Work to complete
Quote, with no changes, the lines that run from the top of the material to the line with "label_r = 264", both included.

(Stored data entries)
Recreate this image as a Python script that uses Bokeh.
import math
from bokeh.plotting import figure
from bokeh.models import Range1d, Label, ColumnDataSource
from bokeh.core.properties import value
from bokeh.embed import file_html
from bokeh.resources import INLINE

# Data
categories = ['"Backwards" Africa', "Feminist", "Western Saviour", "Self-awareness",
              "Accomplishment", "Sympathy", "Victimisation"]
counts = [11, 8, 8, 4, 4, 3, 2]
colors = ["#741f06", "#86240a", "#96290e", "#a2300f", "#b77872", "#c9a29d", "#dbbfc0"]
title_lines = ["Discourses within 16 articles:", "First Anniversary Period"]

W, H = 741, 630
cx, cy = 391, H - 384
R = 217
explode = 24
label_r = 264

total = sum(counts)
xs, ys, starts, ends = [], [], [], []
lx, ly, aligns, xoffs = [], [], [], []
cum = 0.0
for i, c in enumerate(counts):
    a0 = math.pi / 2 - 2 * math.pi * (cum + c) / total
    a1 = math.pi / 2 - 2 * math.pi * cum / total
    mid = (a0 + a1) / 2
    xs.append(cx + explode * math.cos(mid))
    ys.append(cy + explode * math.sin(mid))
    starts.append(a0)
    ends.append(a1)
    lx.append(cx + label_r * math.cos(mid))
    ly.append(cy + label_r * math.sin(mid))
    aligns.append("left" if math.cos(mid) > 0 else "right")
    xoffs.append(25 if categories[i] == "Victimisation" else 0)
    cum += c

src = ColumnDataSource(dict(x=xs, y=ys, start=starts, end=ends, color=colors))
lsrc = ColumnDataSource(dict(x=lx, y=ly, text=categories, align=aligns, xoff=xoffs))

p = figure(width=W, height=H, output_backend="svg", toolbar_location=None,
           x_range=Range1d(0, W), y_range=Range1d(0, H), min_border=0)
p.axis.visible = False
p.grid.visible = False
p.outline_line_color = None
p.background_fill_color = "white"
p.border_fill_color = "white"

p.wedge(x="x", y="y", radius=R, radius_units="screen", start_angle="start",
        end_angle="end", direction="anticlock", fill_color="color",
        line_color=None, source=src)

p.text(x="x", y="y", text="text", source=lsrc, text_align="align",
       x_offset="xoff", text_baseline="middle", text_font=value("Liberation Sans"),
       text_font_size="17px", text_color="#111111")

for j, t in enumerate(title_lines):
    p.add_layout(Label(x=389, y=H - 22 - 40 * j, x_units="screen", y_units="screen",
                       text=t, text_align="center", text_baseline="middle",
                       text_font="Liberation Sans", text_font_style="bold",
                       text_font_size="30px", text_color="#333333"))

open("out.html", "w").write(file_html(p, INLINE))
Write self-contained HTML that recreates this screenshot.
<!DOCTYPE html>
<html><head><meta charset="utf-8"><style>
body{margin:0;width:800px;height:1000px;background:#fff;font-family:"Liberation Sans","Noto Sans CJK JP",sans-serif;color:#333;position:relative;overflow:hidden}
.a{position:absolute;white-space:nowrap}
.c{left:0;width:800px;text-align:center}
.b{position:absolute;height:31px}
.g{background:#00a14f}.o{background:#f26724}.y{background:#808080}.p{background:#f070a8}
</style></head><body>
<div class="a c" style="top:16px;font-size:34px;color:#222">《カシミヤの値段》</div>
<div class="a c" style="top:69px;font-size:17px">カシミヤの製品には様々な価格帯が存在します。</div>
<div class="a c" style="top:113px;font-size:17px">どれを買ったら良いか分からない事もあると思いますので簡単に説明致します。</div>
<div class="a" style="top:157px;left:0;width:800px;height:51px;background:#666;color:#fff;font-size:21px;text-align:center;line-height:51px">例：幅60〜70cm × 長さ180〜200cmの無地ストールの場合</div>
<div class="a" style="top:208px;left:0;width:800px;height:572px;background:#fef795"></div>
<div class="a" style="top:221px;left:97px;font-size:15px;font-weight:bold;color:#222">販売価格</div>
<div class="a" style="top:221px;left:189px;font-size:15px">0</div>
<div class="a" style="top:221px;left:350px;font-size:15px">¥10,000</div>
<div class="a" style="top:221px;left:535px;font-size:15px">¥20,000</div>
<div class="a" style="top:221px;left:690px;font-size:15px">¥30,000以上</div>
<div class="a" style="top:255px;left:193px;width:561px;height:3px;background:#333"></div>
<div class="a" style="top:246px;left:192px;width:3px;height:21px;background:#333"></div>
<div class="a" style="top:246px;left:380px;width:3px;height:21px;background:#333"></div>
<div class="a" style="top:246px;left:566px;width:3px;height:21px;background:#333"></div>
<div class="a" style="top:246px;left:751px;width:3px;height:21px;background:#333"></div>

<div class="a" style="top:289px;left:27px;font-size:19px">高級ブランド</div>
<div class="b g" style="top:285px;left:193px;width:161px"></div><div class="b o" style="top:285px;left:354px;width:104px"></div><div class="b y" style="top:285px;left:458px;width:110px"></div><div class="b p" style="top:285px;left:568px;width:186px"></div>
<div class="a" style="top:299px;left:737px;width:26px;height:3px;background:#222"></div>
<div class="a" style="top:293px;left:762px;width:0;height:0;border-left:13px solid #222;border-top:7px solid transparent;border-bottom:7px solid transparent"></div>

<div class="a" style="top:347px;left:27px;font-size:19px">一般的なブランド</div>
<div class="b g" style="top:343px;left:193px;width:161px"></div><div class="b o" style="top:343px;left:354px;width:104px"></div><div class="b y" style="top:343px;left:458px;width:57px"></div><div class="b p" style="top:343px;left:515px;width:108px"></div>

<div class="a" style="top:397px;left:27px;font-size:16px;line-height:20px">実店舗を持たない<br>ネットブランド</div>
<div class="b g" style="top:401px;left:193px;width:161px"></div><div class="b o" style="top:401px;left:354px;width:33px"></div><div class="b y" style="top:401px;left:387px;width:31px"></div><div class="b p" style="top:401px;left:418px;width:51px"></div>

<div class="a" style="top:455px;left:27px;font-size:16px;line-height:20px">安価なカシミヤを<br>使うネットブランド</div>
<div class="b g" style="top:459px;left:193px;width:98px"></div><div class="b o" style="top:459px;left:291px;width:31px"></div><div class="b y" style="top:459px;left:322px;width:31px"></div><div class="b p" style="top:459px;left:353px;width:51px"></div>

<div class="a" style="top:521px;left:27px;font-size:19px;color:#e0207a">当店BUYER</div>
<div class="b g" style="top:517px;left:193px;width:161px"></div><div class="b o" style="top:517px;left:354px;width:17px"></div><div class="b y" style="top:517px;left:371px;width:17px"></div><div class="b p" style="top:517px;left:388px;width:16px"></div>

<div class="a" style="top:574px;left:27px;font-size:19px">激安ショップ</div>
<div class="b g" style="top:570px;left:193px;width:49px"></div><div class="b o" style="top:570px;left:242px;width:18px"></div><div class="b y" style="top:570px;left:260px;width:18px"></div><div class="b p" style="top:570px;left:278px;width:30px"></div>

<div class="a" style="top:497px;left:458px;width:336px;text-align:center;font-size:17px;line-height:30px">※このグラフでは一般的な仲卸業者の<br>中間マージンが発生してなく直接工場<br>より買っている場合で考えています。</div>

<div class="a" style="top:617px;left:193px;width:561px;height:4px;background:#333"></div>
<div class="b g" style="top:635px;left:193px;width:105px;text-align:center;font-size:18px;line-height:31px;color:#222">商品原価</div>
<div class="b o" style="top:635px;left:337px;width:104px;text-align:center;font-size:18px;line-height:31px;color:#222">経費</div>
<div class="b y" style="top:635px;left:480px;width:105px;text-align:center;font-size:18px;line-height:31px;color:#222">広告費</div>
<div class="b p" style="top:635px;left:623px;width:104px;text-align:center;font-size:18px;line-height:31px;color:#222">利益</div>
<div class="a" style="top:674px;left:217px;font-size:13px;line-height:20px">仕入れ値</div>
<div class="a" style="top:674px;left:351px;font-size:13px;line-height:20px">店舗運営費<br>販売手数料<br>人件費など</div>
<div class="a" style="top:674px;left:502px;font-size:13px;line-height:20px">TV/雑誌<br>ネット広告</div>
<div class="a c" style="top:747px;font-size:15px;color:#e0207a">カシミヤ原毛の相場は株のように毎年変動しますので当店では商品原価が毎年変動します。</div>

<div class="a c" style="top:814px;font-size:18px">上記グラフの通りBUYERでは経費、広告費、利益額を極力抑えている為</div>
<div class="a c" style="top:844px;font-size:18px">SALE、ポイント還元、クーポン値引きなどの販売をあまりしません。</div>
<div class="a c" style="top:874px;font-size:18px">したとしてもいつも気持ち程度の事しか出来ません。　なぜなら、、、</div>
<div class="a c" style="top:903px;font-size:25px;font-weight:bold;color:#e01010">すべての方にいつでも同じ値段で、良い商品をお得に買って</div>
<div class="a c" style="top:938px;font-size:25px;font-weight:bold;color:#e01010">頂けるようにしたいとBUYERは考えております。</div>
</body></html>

Reply to the exercise
Recreate this image as a Python script that uses Bokeh.
import math
from bokeh.plotting import figure
from bokeh.models import Range1d, Label, ColumnDataSource
from bokeh.core.properties import value
from bokeh.embed import file_html
from bokeh.resources import INLINE

# Data
categories = ['"Backwards" Africa', "Feminist", "Western Saviour", "Self-awareness",
              "Accomplishment", "Sympathy", "Victimisation"]
counts = [11, 8, 8, 4, 4, 3, 2]
colors = ["#741f06", "#86240a", "#96290e", "#a2300f", "#b77872", "#c9a29d", "#dbbfc0"]
title_lines = ["Discourses within 16 articles:", "First Anniversary Period"]

W, H = 741, 630
cx, cy = 391, H - 384
R = 217
explode = 24
label_r = 264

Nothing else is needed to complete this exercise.